The paper resume you've been using for the past 10 years won't cut it anymore. We're way into the digital era so your resume needs to get digitized, too.
Because recruiters, hiring managers, and HR professionals are receiving sometimes hundreds of applications for a single job opening, it's on job applicants to stand apart from the pack. Think of it this way: you can send over a Word document, with Times New Roman typeface, in the format you were taught to write resumes in back in grade school, and press send; or, you can offer an experience.
Consider the white noise out there. Everyone's attention is being challenged at all times. It's a competing war for airtime in our minds. So, when you send in a white noise resume, that being one that I can probably read with my eyes shut, you're not trying hard enough to break through the white noise.
There is a general number of the population who uses the same resume format, with the same words, the same objectives nicely typed out and the same closing remarks. Don't do that to yourself.
You're much more dynamic than Times New Roman, right? So show it. If you want your resume to get the attention it deserves then you need to elevate it. [TWEET]
When you elevate your resume and offer an experience, you're allowing yourself to spring to life from beyond the paper and offer a digital handshake. By using online tools, portfolios, and websites, you can tell your story authentically and at the same time stand apart. It's time to start creating your personal brand.
To have a personal brand website, or not?
There's a lot to be said for having a personal website and I'd argue that any serious professional, especially a job seeking one, should have one. It boils down to telling your story, the way you want it to be told. It's no secret - job candidates are being Googled. At least 80 percent of them. Having a personal brand website allows you to control the information found about you on the internet and doubly, it makes you the storyteller. Through a personal website you can architect an authentic image and showcase more than what a two page resume lets you - you can show off your personality! Using a personal website you will be able to present yourself as the dynamic, multi-faceted individual that you are. Be cautioned — don't include a personal website if it's out of date, irrelevant or you're not proud of it. Think about the experience. You want to lift off of the pages of your resume and spring to life, not hit a dead end on a bad website.
If you're going to set yourself up with a personal branding website, there are a ton of different options out there. If you can't code, try SquareSpace or Wix. These are what I'd call plug and play websites where templates are ready to go and you don't need to do that much. E-a-s-y.
You can also use the various (and free!) personal branding website tools out there to create a one page, dynamic web experience of you and your resume. Such tools like About.Me, Flavors.Me, or Strikingly. These tools are fantastic because they too are plug and play but they are geared to personal and professional branding and the online resume market - they were made for this.
Do I have to use social media?
Yes. Someone wise once said to me, “if you're not on social media, I'm going to wonder what you're hiding.” This struck a chord. No, this doesn't mean you need to be on every single platform, but it does mean you should exist online. When I Google you, something should come up. And, if you're a professional, you absolutely should be on LinkedIn. No if's, and's, or but's.
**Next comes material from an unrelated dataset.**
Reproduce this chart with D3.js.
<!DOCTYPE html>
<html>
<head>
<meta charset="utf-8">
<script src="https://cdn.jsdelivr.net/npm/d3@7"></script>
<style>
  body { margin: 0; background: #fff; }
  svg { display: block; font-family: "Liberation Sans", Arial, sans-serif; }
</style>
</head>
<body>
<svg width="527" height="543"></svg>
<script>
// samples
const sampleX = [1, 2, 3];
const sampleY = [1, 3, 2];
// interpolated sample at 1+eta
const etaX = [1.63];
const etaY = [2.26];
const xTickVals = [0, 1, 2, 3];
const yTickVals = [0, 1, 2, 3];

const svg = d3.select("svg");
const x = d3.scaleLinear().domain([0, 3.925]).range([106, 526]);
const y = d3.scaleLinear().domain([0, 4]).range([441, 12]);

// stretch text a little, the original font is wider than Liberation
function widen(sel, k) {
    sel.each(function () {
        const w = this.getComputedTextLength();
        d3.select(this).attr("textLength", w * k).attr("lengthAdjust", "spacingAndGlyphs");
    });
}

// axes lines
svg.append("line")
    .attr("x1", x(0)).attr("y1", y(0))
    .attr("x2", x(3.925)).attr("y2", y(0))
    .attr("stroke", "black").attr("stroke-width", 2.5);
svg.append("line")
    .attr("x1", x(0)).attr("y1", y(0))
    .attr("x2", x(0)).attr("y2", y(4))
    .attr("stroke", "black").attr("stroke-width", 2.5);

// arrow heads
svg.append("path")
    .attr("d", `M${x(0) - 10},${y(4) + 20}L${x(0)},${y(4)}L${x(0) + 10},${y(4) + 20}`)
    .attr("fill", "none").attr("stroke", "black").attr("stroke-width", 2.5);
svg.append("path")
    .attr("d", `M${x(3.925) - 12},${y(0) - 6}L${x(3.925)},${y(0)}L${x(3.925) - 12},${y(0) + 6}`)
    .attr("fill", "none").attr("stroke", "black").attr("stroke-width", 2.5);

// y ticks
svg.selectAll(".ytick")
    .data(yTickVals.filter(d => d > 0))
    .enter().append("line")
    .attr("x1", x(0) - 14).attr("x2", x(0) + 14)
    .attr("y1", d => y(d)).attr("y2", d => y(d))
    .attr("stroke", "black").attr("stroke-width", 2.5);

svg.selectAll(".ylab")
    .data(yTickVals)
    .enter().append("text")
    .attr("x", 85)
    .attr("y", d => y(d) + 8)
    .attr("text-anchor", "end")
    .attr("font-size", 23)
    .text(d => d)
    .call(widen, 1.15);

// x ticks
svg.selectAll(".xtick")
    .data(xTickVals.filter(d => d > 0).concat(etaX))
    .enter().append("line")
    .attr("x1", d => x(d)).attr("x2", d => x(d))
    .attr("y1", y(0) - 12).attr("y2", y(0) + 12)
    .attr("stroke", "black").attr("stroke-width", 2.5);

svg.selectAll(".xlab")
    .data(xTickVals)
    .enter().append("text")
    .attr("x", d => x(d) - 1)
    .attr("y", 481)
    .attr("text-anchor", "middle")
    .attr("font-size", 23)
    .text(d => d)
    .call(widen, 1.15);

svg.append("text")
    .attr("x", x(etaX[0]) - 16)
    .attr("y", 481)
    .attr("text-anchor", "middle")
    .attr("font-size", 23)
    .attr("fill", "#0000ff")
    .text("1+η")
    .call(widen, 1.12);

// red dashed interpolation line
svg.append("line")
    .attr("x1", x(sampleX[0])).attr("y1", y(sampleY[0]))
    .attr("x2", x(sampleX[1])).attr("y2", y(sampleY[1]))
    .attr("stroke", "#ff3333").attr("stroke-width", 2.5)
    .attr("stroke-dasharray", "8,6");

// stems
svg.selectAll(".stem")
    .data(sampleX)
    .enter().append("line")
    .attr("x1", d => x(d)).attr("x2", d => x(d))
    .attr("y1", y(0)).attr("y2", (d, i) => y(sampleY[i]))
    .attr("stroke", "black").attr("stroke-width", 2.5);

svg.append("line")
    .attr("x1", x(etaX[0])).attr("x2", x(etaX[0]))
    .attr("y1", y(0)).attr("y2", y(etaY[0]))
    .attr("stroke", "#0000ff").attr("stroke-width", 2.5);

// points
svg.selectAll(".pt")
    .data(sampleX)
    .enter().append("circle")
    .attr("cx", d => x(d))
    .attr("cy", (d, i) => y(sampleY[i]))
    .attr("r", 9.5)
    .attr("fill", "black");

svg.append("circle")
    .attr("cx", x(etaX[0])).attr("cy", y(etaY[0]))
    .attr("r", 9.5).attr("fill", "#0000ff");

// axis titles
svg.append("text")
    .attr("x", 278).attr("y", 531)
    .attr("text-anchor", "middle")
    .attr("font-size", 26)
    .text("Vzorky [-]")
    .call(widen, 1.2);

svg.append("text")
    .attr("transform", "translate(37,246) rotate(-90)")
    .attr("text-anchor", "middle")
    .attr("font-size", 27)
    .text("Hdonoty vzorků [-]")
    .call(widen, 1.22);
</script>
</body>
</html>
The benefits to being on LinkedIn are endless - so, you have no excuses to not be branding yourself on social media. When it comes to offering that digital handshake, social media IS the handshake. It's you live connecting with the world around you. It's your interests. It's your values. It's your sense of humor. Looking at someone's Twitter feed will tell you a lot about them — and usually in a good way! It compliments your resume with dialogue and voila! You spring to life and offer a digital handshake.
The best platforms for professionals? LinkedIn and Twitter. Do it authentically and because you want to.
Do I need a portfolio?
If you're in a creative profession you need an online portfolio. This goes for web professionals, marketers, writers, designers — anything that requires a 'show and tell' of your achievements. Having an online portfolio allows you to control what's found online and again, showcase your best self (and in turn your best work!). By creating an online gallery of the work you're most proud of, you're able to show instead of tell the hiring manager what you have done. This is the greatest thing about being in a creative profession - you have the ability to let your work speak for itself, so let it!
Having an online portfolio is different than a personal website. Depending on the content, whether it's image heavy or content centric, you'll want to pick a tool that is geared towards portfolios and not just static information. Check out Weebly and Carbonmade.
What about a blog?
It's simple: you should have a blog if you want to write. Some might say blogging is so yesterday but who cares? If you have something to share, do it — “if it educates, entertains, or engages others.” A personal blog is an excellent facet to fortifying your digital handshake and creating more of that dialogue mentioned earlier. A blog also creates an opportunity to showcase a top skill many employers are looking for: writing. A study showed that 70 percent of employers want candidates who can write so even if the job you're applying for isn't a communications role, it's likely that having polished writing skills will be in your favour so show it off.
Wordpress is the original, free blogging website and I highly recommend it. It's easy to use and has many word processing tools geared towards writers. Tumblr is also an option that will give you the freedom to write but also add other personalized content to present your personality just the way you want to.
Kicking off your personal branding efforts or refining them might feel like a lot of work, but it doesn't have to be. Find the tools that best suit your goals and go for it — you have nothing to lose.